Akademik Veri Yönetim Sistemi
Engineering Failure Analysis, cilt.163, 2024 (SCI-Expanded)
This article presents a novel approach to investigating the failure behavior of adhesively bonded joints (ABJs) in two different configurations of the single lap joint (SLJ) and double cantilever beam (DCB). The proposed approach utilizes a numerical-experimental procedure that incorporates a trapezoidal traction-separation cohesive zone model (CZM) with a modulator damage function. This damage function adjusts to account for parameters specific to ABJs.

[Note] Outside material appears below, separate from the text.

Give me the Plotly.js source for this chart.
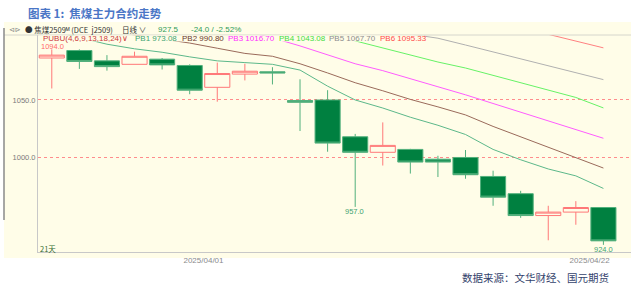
<!DOCTYPE html>
<html>
<head>
<meta charset="utf-8">
<script src="https://cdn.plot.ly/plotly-3.0.1.min.js"></script>
<style>
html,body{margin:0;padding:0;background:#ffffff;}
#chart{width:637px;height:289px;}
</style>
</head>
<body>
<div id="chart"></div>
<script>
// ---------------- data ----------------
const dates = ['2025/03/24','2025/03/25','2025/03/26','2025/03/27','2025/03/28','2025/03/31',
  '2025/04/01','2025/04/02','2025/04/03','2025/04/07','2025/04/08','2025/04/09','2025/04/10',
  '2025/04/11','2025/04/14','2025/04/15','2025/04/16','2025/04/17','2025/04/18','2025/04/21','2025/04/22'];
const open  = [1086.5,1093.0,1084.0,1081.0,1085.5,1080.0,1061.0,1072.5,1074.5,1049.5,1050.0,1018.0,1004.5,1007.0,998.5,1000.0,983.5,968.5,949.5,952.5,956.5];
const high  = [1094.0,1094.0,1089.0,1092.0,1086.5,1081.0,1082.5,1081.5,1078.5,1068.0,1058.5,1020.5,1030.5,1007.5,1001.5,1006.5,988.5,971.0,958.0,962.0,956.5];
const low   = [1060.0,1077.0,1075.5,1081.0,1076.5,1055.0,1048.5,1067.0,1063.5,1023.0,1005.0,957.0,993.0,986.0,983.0,981.5,958.0,947.5,928.0,941.5,924.0];
const close = [1089.0,1083.5,1079.0,1088.0,1080.5,1058.5,1073.0,1075.0,1073.5,1048.0,1012.5,1004.5,1010.5,996.0,996.0,985.0,965.5,949.5,952.5,956.5,927.5];

// PUBU (waterfall) lines PB1..PB6
const pb1 = [1110,1104,1098.5,1094.5,1091.5,1087.5,1084,1082.5,1081,1076,1062,1050,1043,1035,1028,1020,1007,998,990,984,973.08];
const pb2 = [1118,1114,1110,1106.5,1103,1099.5,1095,1090.5,1088,1081.5,1073.5,1065,1058,1050.5,1044,1037,1027,1018,1009,1000.5,990.80];
const pb3 = [null,null,null,null,null,null,null,1110,1104,1097,1089,1081.5,1075.5,1068.8,1061.5,1054.5,1047,1039.5,1032,1024.5,1016.70];
const pb4 = [null,null,null,null,null,null,null,null,null,null,1107.5,1101.5,1095.4,1089.2,1083,1077.8,1071.3,1065,1058.6,1052.2,1043.08];
const pb5 = [null,null,null,null,null,null,null,null,null,null,null,null,null,1107.3,1103.7,1097.8,1091.7,1085.8,1079.7,1073.6,1067.70];
const pb6 = [null,null,null,null,null,null,null,null,null,null,null,null,null,null,null,null,null,1113,1107.1,1101.2,1095.33];
const pbNames  = ['PB1','PB2','PB3','PB4','PB5','PB6'];
const pbSeries = [pb1,pb2,pb3,pb4,pb5,pb6];

const instrument = '焦煤2509ᴹ';
const contract = '(DCE  j2509)';
const lastPrice = 927.5, change = -24.0, changePct = -2.52;
const yTicks = [1000, 1050];
const xTickDates = ['2025/04/01','2025/04/22'];

// ---------------- styles ----------------
const BG = '#fffde8';
const pbColors = ['#5cb88a','#9a6a5a','#ff5cff','#66f266','#b0b0b0','#ff8080'];
const pbTextColors = ['#3fa472','#6a3a2e','#ff30ff','#3fdc3f','#8c8c8c','#ff4a4a'];
const FONT = 'Liberation Sans, Arial, sans-serif';
const CJK = 'Noto Sans CJK SC, sans-serif';

const L=38,R=631,T=35,B=252;
const px = p => (p-L)/(R-L);
const py = p => (B-p)/(B-T);

const idx = dates.map((d,i)=>i);

const traces = [{
  type:'candlestick', x: idx, open, high, low, close,
  increasing:{line:{color:'#ff7878', width:1}, fillcolor:BG},
  decreasing:{line:{color:'#52b07c', width:1}, fillcolor:'#008040'},
  whiskerwidth:0, hoverinfo:'skip', showlegend:false
}];
pbSeries.forEach((s,k)=>{
  traces.push({type:'scatter', mode:'lines', x: idx, y: s,
    line:{color:pbColors[k], width:1}, hoverinfo:'skip', showlegend:false});
});

const ann = [];
function txt(t, x, y, opts){
  ann.push(Object.assign({text:t, x:px(x), y:py(y), xref:'paper', yref:'paper',
    showarrow:false, xanchor:'left', yanchor:'middle',
    font:{family:FONT, size:8, color:'#333'}}, opts||{}));
}
// title & source
txt('图表 1:  焦煤主力合约走势', 26, 13, {font:{family:CJK, size:11.5, color:'#4a76c6', weight:'bold'}});
txt('数据来源：文华财经、国元期货', 611, 277, {xanchor:'right', font:{family:CJK, size:10.5, color:'#33426c'}});
// header row
txt('⊲⊳', 7, 30, {font:{family:'DejaVu Sans, sans-serif', size:7, color:'#888'}});
txt('● ' + instrument + ' ' + contract, 23, 30, {font:{family:CJK, size:7.5, color:'#333'}});
txt('日线 ∨', 120, 30, {font:{family:CJK, size:7.5, color:'#333'}});
txt(lastPrice.toFixed(1), 156, 30, {font:{family:FONT, size:8, color:'#2f9a5a'}});
txt(change.toFixed(1) + ' / ' + changePct.toFixed(2) + '%', 189, 30, {font:{family:FONT, size:8, color:'#2f9a5a'}});
// PUBU row
txt('PUBU(4,6,9,13,18,24)∨', 41, 38.5, {font:{family:FONT, size:8, color:'#cc3a3a'}});
const pbX = [133,180,226,277,327,378];
pbSeries.forEach((s,k)=>{
  txt(pbNames[k] + ' ' + s[s.length-1].toFixed(2), pbX[k], 38.5, {font:{family:FONT, size:8, color:pbTextColors[k]}});
});
// value labels
const iMax = high.indexOf(Math.max(...high));
const iMin = low.indexOf(Math.min(...low));
const iMin2 = low.indexOf(957.0);
txt(high[iMax].toFixed(1), 39, 46, {font:{family:FONT, size:7.5, color:'#ff6a6a'}});
txt(low[iMin2].toFixed(1), 355, 211, {xanchor:'center', font:{family:FONT, size:7.5, color:'#3fa472'}});
txt(low[iMin].toFixed(1), 603, 249, {xanchor:'center', font:{family:FONT, size:7.5, color:'#3fa472'}});
txt(dates.length + '天', 38, 248, {font:{family:CJK, size:7.5, color:'#2f6a2f'}});

const shapes = [
  {type:'rect', xref:'paper', yref:'paper', x0:px(4), x1:px(631), y0:py(258), y1:py(22), fillcolor:BG, line:{width:0}, layer:'below'},
  {type:'line', xref:'paper', yref:'paper', x0:px(4), x1:px(631), y0:py(35), y1:py(35), line:{color:'#d6d6cc', width:1}, layer:'above'},
  {type:'line', xref:'paper', yref:'paper', x0:px(4), x1:px(4), y0:py(28), y1:py(220), line:{color:'#8a8a8a', width:1.5}, layer:'above'},
  {type:'rect', xref:'paper', yref:'paper', x0:px(38.5), x1:px(424), y0:py(41.5), y1:py(35.5), fillcolor:BG, line:{width:0}, layer:'above'}
];

const layout = {
  width:637, height:289,
  margin:{l:L, r:637-R, t:T, b:289-B, pad:0},
  paper_bgcolor:'#ffffff', plot_bgcolor:BG,
  showlegend:false, boxgap:0.09, boxgroupgap:0, boxmode:'overlay',
  xaxis:{range:[-0.5,21], showgrid:false, zeroline:false, showline:true, linecolor:'#c8c8c8', linewidth:1,
    tickvals: xTickDates.map(d=>dates.indexOf(d)-0.5), ticktext: xTickDates, ticks:'',
    tickfont:{family:FONT, size:8, color:'#8a8a8a'}, rangeslider:{visible:false}, fixedrange:true},
  yaxis:{range:[917.8,1106.5], showgrid:true, gridcolor:'#ff8c8c', griddash:'dot', gridwidth:1,
    zeroline:false, showline:true, linecolor:'#c8c8c8', linewidth:1,
    tickvals: yTicks, ticktext: yTicks.map(v=>v.toFixed(1)), ticks:'',
    tickfont:{family:FONT, size:7.5, color:'#7a7a7a'}, fixedrange:true},
  annotations: ann, shapes: shapes
};
Plotly.newPlot('chart', traces, layout, {displayModeBar:false, staticPlot:true});
</script>
</body>
</html>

Additionally, the adhesive model includes graphene nanoplatelets, which are added in varying concentrations (ranging from 0 wt% to 0.5 wt%), to account for the mechanical properties of the adhesives in the new damage model. With a dual effect, the results indicate that the addition of graphene nanoplatelets enhances the elastic modulus and adhesive strength while simultaneously reducing the adhesive toughness (GT). Extensive analysis demonstrates that the updated damage model outperforms its predecessor in accurately predicting the behavior of ABJs. Furthermore, by deriving the energy release rate from GT, the presented model eliminates the need for determining the mode I energy release rate (GIC) through DCB tests when simulating ABJ failure.